In a previous post I gave a nice proof that there are infinitely many prime numbers. The proof however is somewhat nonconstructive because by way of a contradiction argument I sneak around issues of actually constructing a new prime not in a prespecified finite list, which would be the “constructive” manner of proving this same fact.

I have wondered periodically since then whether it could be possible to adapt a similar argument to a constructive proof. The answer turns out to be yes, and I will present a procedure for this now. Given the first \(n \) prime numbers, the procedure will generate an \(n+1\)th prime number not in this list.

Suppose that \(p _ 1, p _ 2 , \ldots , p _ n \) are the first \(n \) prime numbers, and define

$$ \begin{aligned} \rho = \sum _ {i _ 1,\ldots, i _ n = 0} ^ {\infty} \frac{1}{p _ 1 ^ {i _ 1} \cdots p _ n ^ {i _ n}} = \prod _ {k=1} ^ n \frac{1}{1 - p _ k ^{-1}}. \end{aligned} $$

Since the harmonic sum grows logarithmically we have the following strict inequalities:

$$ \begin{aligned} \sum _ {i _ 1 , \ldots , i _ n \leq \lceil \rho \rceil } \frac{1}{p _ 1 ^ {i _ 1} \cdots p _ n ^ {i _ n}} < \rho < \sum _ {m \leq \exp ( \lceil \rho \rceil )} \frac{1}{m} \end{aligned} $$

where \( \lceil \rho \rceil \) is the ceiling of \( \rho \).
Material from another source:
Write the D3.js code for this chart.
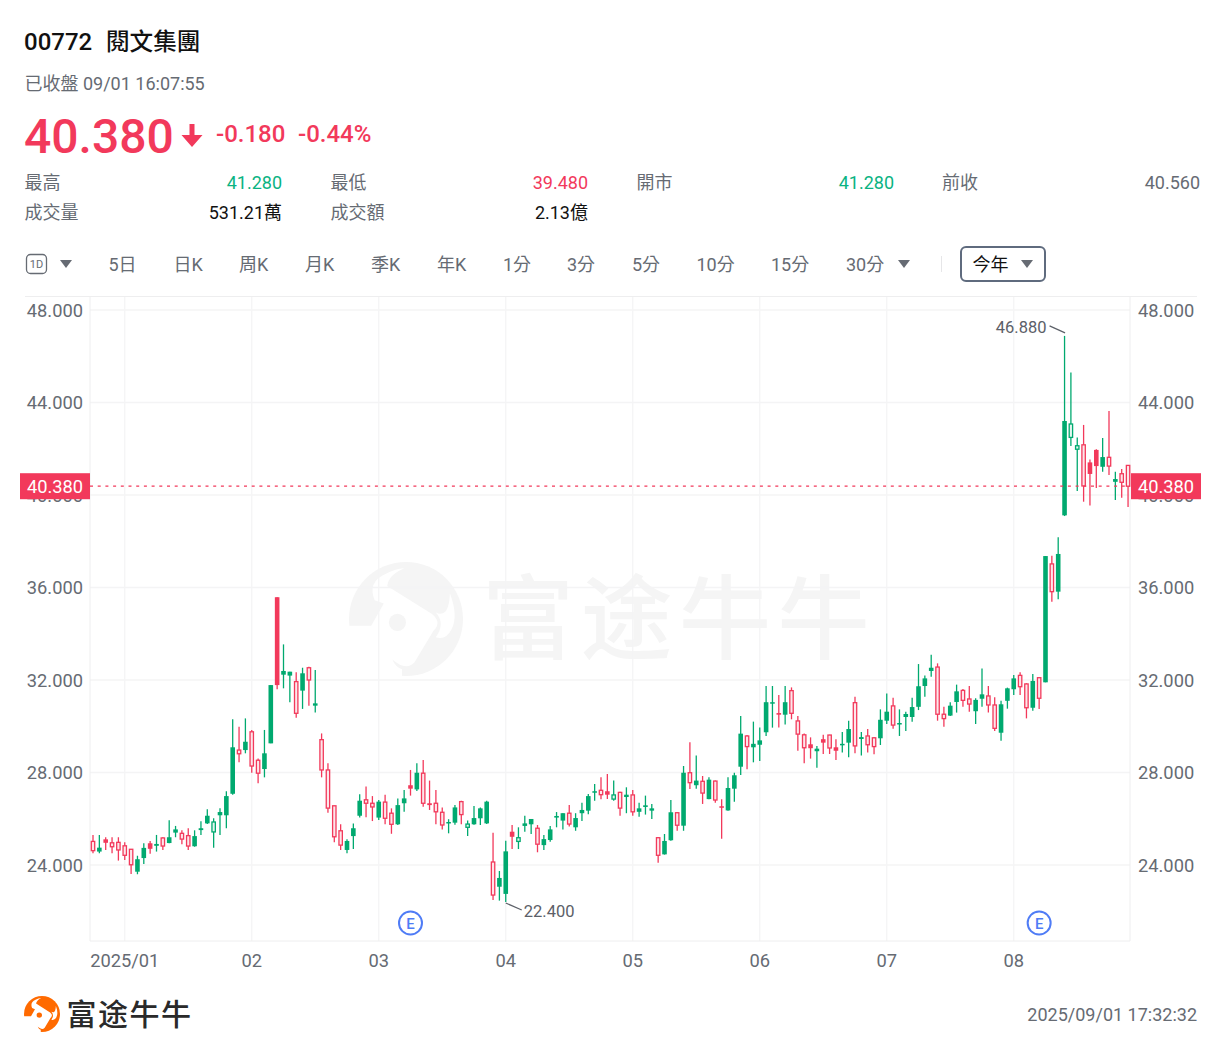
<!DOCTYPE html>
<html><head><meta charset="utf-8">
<script src="https://cdn.jsdelivr.net/npm/d3@7"></script>
<style>
html,body{margin:0;padding:0;background:#fff;overflow:hidden}
text{font-family:Roboto,"Noto Sans CJK TC","Noto Sans CJK SC",sans-serif}
</style></head><body><svg id="c" width="1221" height="1055"></svg>
<script>
// G/R = filled green/red, g/r = hollow green/red, one letter per session
const kinds = ["rGRrrrrGGR","GrGGrrGGGg","GGGrGrrGGR","GGrGrGrrrr","GGGrrGrrGG","RGrRrrGGrg","GGGrGGRgGG","rGGGGrGGGG","rRgrGrGGGr","GGrGrGrGrR","GGGrGGGGRG","rrrRGRrRGG","rGrrGGrGGG","GGGrrGGrrG","GrrGGGrrGr","GrGGggrRRG","rGrr"].join("");
const highs = [25.30,25.30,25.20,25.20,25.20,24.98,24.69,24.40,24.94,25.04,25.30,25.20,25.93,25.69,25.50,25.59,25.50,25.89,26.41,26.02,26.45,27.19,30.30,29.98,30.34,29.84,28.61,29.84,31.78,35.58,33.54,32.36,32.33,32.53,32.57,32.43,29.69,28.40,26.56,25.76,25.11,25.80,27.06,27.39,26.98,26.81,27.04,26.45,26.88,27.24,28.11,28.40,28.54,27.65,27.24,26.49,25.98,26.59,26.78,25.92,26.55,26.49,26.78,25.40,23.74,25.05,25.73,25.63,26.13,25.99,25.73,25.30,25.69,26.29,26.24,26.59,26.24,26.69,27.07,27.50,27.79,27.93,27.65,27.17,27.36,27.24,26.69,27.00,26.64,25.20,25.34,26.81,26.28,28.28,29.31,28.74,27.85,27.79,27.65,26.84,27.79,27.99,30.44,29.62,30.20,29.95,31.74,31.74,31.35,31.74,31.68,30.44,29.69,29.52,29.15,29.63,29.63,29.44,29.75,30.24,31.28,29.75,29.88,29.52,30.73,31.42,31.23,30.73,30.63,31.23,32.69,32.19,33.09,32.72,30.84,31.04,31.80,31.61,31.74,31.21,32.50,31.74,31.25,31.10,31.67,32.22,32.33,31.86,32.26,32.12,37.36,37.37,38.17,46.88,45.30,42.49,43.03,41.54,41.98,42.46,43.63,41.01,41.12,41.28];
const bodyTops = [25.02,24.75,25.11,24.96,24.98,24.83,24.68,24.25,24.74,24.94,24.91,25.17,25.20,25.54,25.37,25.27,25.25,25.59,26.13,25.86,26.29,26.98,29.09,28.97,29.33,29.76,28.53,28.83,31.78,35.58,32.39,32.36,31.93,32.29,32.53,30.99,29.42,28.11,26.56,25.48,25.04,25.59,26.78,26.82,26.67,26.74,26.72,26.24,26.59,26.88,27.45,27.99,27.97,26.67,26.67,26.28,25.86,26.49,26.74,25.77,26.03,26.45,26.74,24.13,23.44,24.59,25.44,25.18,25.80,25.99,25.59,25.12,25.54,26.12,26.24,26.24,26.03,26.38,26.98,27.19,27.23,27.19,27.03,27.14,27.04,27.03,26.45,26.58,26.45,25.18,25.04,26.28,26.26,27.99,27.99,27.65,27.62,27.69,27.63,26.54,27.33,27.88,29.68,29.58,29.24,29.39,31.04,31.04,30.57,31.04,31.54,30.23,29.63,29.22,29.03,29.44,29.62,29.09,29.24,29.88,31.02,29.53,29.58,29.50,30.28,30.63,30.88,30.14,30.53,30.83,31.73,32.07,32.53,32.56,30.52,30.89,31.51,31.55,31.18,31.14,31.38,31.31,30.92,30.95,31.64,32.07,32.20,31.83,31.96,32.10,37.36,37.02,37.45,43.20,43.07,42.13,42.17,41.41,41.95,41.64,41.63,40.69,40.92,41.28];
const bodyBottoms = [24.62,24.58,24.96,24.79,24.65,24.42,24.01,23.71,24.30,24.70,24.83,24.82,24.95,25.40,25.12,24.82,24.81,25.51,25.80,25.43,26.15,26.15,27.08,28.81,28.97,28.28,27.97,28.15,29.26,31.78,32.23,32.19,30.56,31.54,32.00,30.89,28.11,26.46,25.22,24.86,24.65,25.25,26.13,26.67,26.51,26.05,26.02,25.76,25.76,26.67,27.30,27.27,26.67,26.59,26.30,25.73,25.80,25.83,26.18,25.63,25.76,26.02,25.80,22.70,23.06,22.75,25.22,25.02,25.69,25.76,24.90,24.86,25.08,26.05,25.92,25.77,25.63,26.24,26.35,27.13,27.04,27.04,26.85,26.46,26.94,26.30,26.30,26.51,26.35,24.42,24.46,25.07,25.72,25.70,27.56,27.45,27.11,26.85,26.81,26.48,26.36,27.30,28.25,29.12,29.09,29.20,29.74,30.99,30.50,30.50,30.56,29.66,29.07,29.05,28.92,29.29,29.06,28.94,29.19,29.29,29.15,29.45,29.20,29.12,29.48,30.24,30.05,30.08,30.40,30.40,30.84,31.74,32.39,30.52,30.33,30.46,31.05,31.12,30.96,30.65,31.19,30.92,29.91,29.72,31.10,31.60,31.71,30.80,30.80,31.21,31.90,35.82,35.82,39.12,42.49,41.98,40.39,40.91,41.25,41.22,41.25,40.57,40.55,40.38];
const lows = [24.51,24.51,24.65,24.51,24.19,24.22,23.61,23.60,24.04,24.49,24.58,24.65,24.94,25.20,24.90,24.65,24.79,25.30,25.77,24.75,25.30,25.59,27.04,28.44,28.83,27.99,27.53,27.79,29.26,31.60,31.64,31.04,30.37,30.75,30.89,30.59,27.79,26.26,24.98,24.65,24.51,24.69,26.05,26.06,25.90,25.95,25.76,25.35,25.73,26.30,27.00,27.20,26.52,26.38,25.76,25.54,25.37,25.74,25.76,25.25,25.74,25.73,25.77,22.49,22.46,22.40,24.69,24.69,25.44,25.34,24.55,24.65,25.01,25.63,25.54,25.66,25.48,25.90,26.19,26.78,26.84,26.85,26.78,26.13,26.24,26.13,26.09,26.18,25.99,24.10,24.45,25.05,25.48,25.48,27.29,27.30,26.64,26.84,26.69,25.14,26.35,26.74,27.89,28.14,28.44,28.50,29.58,29.94,29.95,30.08,30.30,28.94,28.40,28.60,28.21,28.80,28.80,28.54,28.86,28.66,28.83,28.74,28.86,28.79,29.19,30.10,29.89,29.58,29.79,30.20,30.70,31.28,32.14,30.24,29.98,30.44,30.59,30.84,30.63,30.10,30.84,30.59,29.79,29.37,30.76,31.35,31.35,30.34,30.67,30.75,31.90,35.38,35.49,39.09,42.12,40.17,39.71,39.55,40.30,41.01,40.86,39.78,39.88,39.48];

const priceTicks = [24,28,32,36,40,44,48];
const monthSessions = [5,25,45,65,85,105,125,145];
const monthLabels = ["2025/01","02","03","04","05","06","07","08"];
const earningsSessions = [50,149];
const lastClose = 40.38, peakHigh = 46.88, troughLow = 22.40;
const peakSession = 153, troughSession = 65;
const tabLabels = ["5日","日K","周K","月K","季K","年K","1分","3分","5分","10分","15分","30分"];
const tabPositions = [108.5,173.5,239,305,371,437,503,567,632,696.5,771,846];
const statLabels = [["最高","最低","開市","前收"],["成交量","成交額"]];
const statValues = [["41.280","39.480","41.280","40.560"],["531.21萬","2.13億"]];

const RED="#f2395b", GREEN="#00a96f", GREY="#666b73", DARK="#111", GRID="#f4f4f5";
const svg=d3.select("#c");
const x=d3.scaleLinear().domain([0,163]).range([93,1128.05]);
const y=d3.scaleLinear().domain([24,48]).range([865,310]);
const L=90,R=1130,T=296,B=941;
const txt=(px,py,s,size,fill,opt={})=>svg.append("text").attr("x",px).attr("y",py).text(s)
  .attr("font-size",size).attr("fill",fill).attr("text-anchor",opt.a||"start")
  .attr("font-weight",opt.w||400).attr("dominant-baseline","alphabetic");

// header
txt(24,50,"00772",24,DARK,{w:500});
txt(106,50,"閱文集團",23.6,DARK,{w:500});
txt(24.5,90,"已收盤 09/01 16:07:55",18,GREY);
txt(24,153,"40.380",48,RED,{w:500});
svg.append("path").attr("d","M189.5 124h5v11h8l-10.5 12-10.5-12h8z").attr("fill",RED);
txt(216,142,"-0.180",24,RED,{w:500});
txt(298,142,"-0.44%",24,RED,{w:500});
const colX=[24.5,330.5,636.5,942], valX=[282,588,894,1200], rowY=[189,218.5];
statLabels.forEach((row,r)=>row.forEach((s,i)=>txt(colX[i],rowY[r],s,18,GREY)));
const statColors=[["#0ab382",RED,"#0ab382",GREY],[DARK,DARK]];
statValues.forEach((row,r)=>row.forEach((s,i)=>txt(valX[i],rowY[r],s,18,statColors[r][i],{a:"end"})));

// tab bar
svg.append("rect").attr("x",26.5).attr("y",254.5).attr("width",20).attr("height",19).attr("rx",4).attr("fill","none").attr("stroke",GREY).attr("stroke-width",1.3);
txt(36.5,268,"1D",11,GREY,{a:"middle"});
const tri=(cx,cy)=>svg.append("path").attr("d",`M${cx-6} ${cy-4}h12l-6 8z`).attr("fill",GREY);
tri(66,264);
tabLabels.forEach((s,i)=>txt(tabPositions[i],270.5,s,18,GREY));
tri(904,264);
svg.append("line").attr("x1",941.5).attr("x2",941.5).attr("y1",256).attr("y2",272).attr("stroke","#e6e6e8");
svg.append("rect").attr("x",961).attr("y",247).attr("width",84).attr("height",34).attr("rx",5).attr("fill","#fff").attr("stroke","#5f6b7e").attr("stroke-width",2);
txt(972.5,270.5,"今年",18,DARK);
tri(1027,264);

// logo
function logo(cx,cy,r,color){
  const g=svg.append("g").attr("transform",`translate(${cx},${cy}) scale(${r/100})`);
  g.append("circle").attr("r",100).attr("fill",color);
  g.append("path").attr("fill","#fff").attr("d","M-100 12L-61 12L-39 -27L-55 -33Q-68 -65 -36 -79Q-20 -88 -3 -89Q-30 -78 -33 -58L45 -9Q64 6 48 21L15 76Q0 92 -24 71Q-18 85 -7 88L-7 108L-70 112L-112 60Z");
  g.append("path").attr("fill","#fff").attr("d","M77 -45Q76 -15 65 -10Q58 -8 52 -12Q70 8 52 32Q70 38 80 18Q92 -5 77 -45Z");
  g.append("circle").attr("cx",-15).attr("cy",6).attr("r",15).attr("fill",color);
}
logo(406,619,57,"#f5f5f5");
txt(482,652,"富途牛牛",92,"#f5f5f5",{w:500}).attr("letter-spacing",6.5).style("font-family",'"Noto Sans CJK SC"');

// grid
const grid=svg.append("g").attr("stroke",GRID).attr("stroke-width",1.3);
priceTicks.forEach(v=>grid.append("line").attr("x1",L).attr("x2",R).attr("y1",y(v)).attr("y2",y(v)));
monthSessions.forEach(i=>grid.append("line").attr("x1",x(i)).attr("x2",x(i)).attr("y1",T).attr("y2",B));
svg.append("line").attr("x1",25).attr("x2",1197).attr("y1",296.5).attr("y2",296.5).attr("stroke","#eeeeef");
svg.append("line").attr("x1",L).attr("x2",R).attr("y1",941).attr("y2",941).attr("stroke","#eeeeef");
[L,R].forEach(v=>svg.append("line").attr("x1",v).attr("x2",v).attr("y1",T).attr("y2",B).attr("stroke","#eeeeef"));

// axes
const fmt=d3.format(".3f");
const styleAxis=g=>{g.select(".domain").remove();g.selectAll("line").remove();g.selectAll("text").attr("font-size",18.3).attr("fill",GREY).attr("font-family",'Roboto,sans-serif');};
svg.append("g").attr("transform",`translate(83,0.5)`).call(d3.axisLeft(y).tickValues(priceTicks).tickFormat(fmt).tickSize(0).tickPadding(0)).call(styleAxis);
svg.append("g").attr("transform",`translate(1138,0.5)`).call(d3.axisRight(y).tickValues(priceTicks).tickFormat(fmt).tickSize(0).tickPadding(0)).call(styleAxis);
svg.append("g").attr("transform",`translate(-0.5,954)`).call(d3.axisBottom(x).tickValues(monthSessions).tickFormat((d,i)=>monthLabels[i]).tickSize(0).tickPadding(0)).call(styleAxis);

// candles
const candles=d3.range(highs.length).map(i=>({i,k:kinds[i],h:highs[i],t:bodyTops[i],b:bodyBottoms[i],l:lows[i]}));
const cg=svg.append("g").selectAll("g").data(candles).join("g");
const col=d=>/r/i.test(d.k)?RED:GREEN;
const solid=d=>d.k===d.k.toUpperCase();
cg.append("line").attr("x1",d=>x(d.i)).attr("x2",d=>x(d.i)).attr("y1",d=>y(d.h)).attr("y2",d=>y(d.l)).attr("stroke",col).attr("stroke-width",1.3);
cg.append("rect")
  .attr("x",d=>x(d.i)-(solid(d)?2.3:1.7))
  .attr("width",d=>solid(d)?4.6:3.4)
  .attr("y",d=>y(d.t))
  .attr("height",d=>Math.max(y(d.b)-y(d.t),1.5))
  .attr("fill",d=>solid(d)?col(d):(d.k==="r"?"#fde6ea":"#e2f6ef"))
  .attr("stroke",d=>solid(d)?"none":col(d))
  .attr("stroke-width",1.3);

// last price line and tags
svg.append("line").attr("x1",L).attr("x2",R).attr("y1",y(lastClose)).attr("y2",y(lastClose)).attr("stroke",RED).attr("stroke-width",1.3).attr("stroke-dasharray","3,4.7");
[[20,55],[1131,1166]].forEach(([rx,tx])=>{
  svg.append("rect").attr("x",rx).attr("y",y(lastClose)-13).attr("width",70).attr("height",26).attr("fill",RED);
  txt(tx,y(lastClose)+7,fmt(lastClose),18.3,"#fff",{a:"middle"});
});

// extreme labels
svg.append("line").attr("x1",x(peakSession)+0.5).attr("x2",x(peakSession)-15).attr("y1",y(peakHigh)-3).attr("y2",y(peakHigh)-10).attr("stroke","#5c6068").attr("stroke-width",1.2);
txt(x(peakSession)-18,y(peakHigh)-3,fmt(peakHigh),16.5,"#5c6068",{a:"end"});
svg.append("line").attr("x1",x(troughSession)).attr("x2",x(troughSession)+16).attr("y1",y(troughLow)+1).attr("y2",y(troughLow)+8).attr("stroke","#5c6068").attr("stroke-width",1.2);
txt(x(troughSession)+18,y(troughLow)+15,fmt(troughLow),16.5,"#5c6068");

// earnings markers
earningsSessions.forEach(i=>{
  const g=svg.append("g").attr("transform",`translate(${x(i)},923)`);
  g.append("circle").attr("r",11.5).attr("fill","#fff").attr("stroke","#4f7cf6").attr("stroke-width",2);
  g.append("text").attr("text-anchor","middle").attr("y",5.5).attr("font-size",15).attr("font-weight",500).attr("fill","#4f7cf6").text("E");
});

// footer
logo(42,1014,18,"#ff6a00");
txt(66.5,1025,"富途牛牛",30,"#2a2a2a",{w:500}).attr("letter-spacing",1.5).style("font-family",'"Noto Sans CJK SC"');
txt(1197,1021,"2025/09/01 17:32:32",18,GREY,{a:"end"});
</script></body></html>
Finally define the following sets

$$ \begin{aligned} S &= \{1,2, .. \lceil \exp (\lceil \rho \rceil) \rceil\} \\ S^{\prime} &= \{ p _ 1 ^ {i _ 1} \cdots p _ n ^{i _ n} \mid i _ 1 , \ldots , i _ n = 0,\ldots, \lceil \rho \rceil \} \end{aligned} $$

and observe that the previous inequality can be rewritten as

$$ \begin{aligned} \sum _ { m \in S ^ {\prime}} \frac{1}{m} < \rho < \sum _ {m \in S} \frac{1}{m} \end{aligned} $$

Therefore, by unique factorization and the fact that the inequalities are strict, the set \( S \setminus S^{\prime} \) is nonempty and furthermore its least element is a prime number not in the original sequence.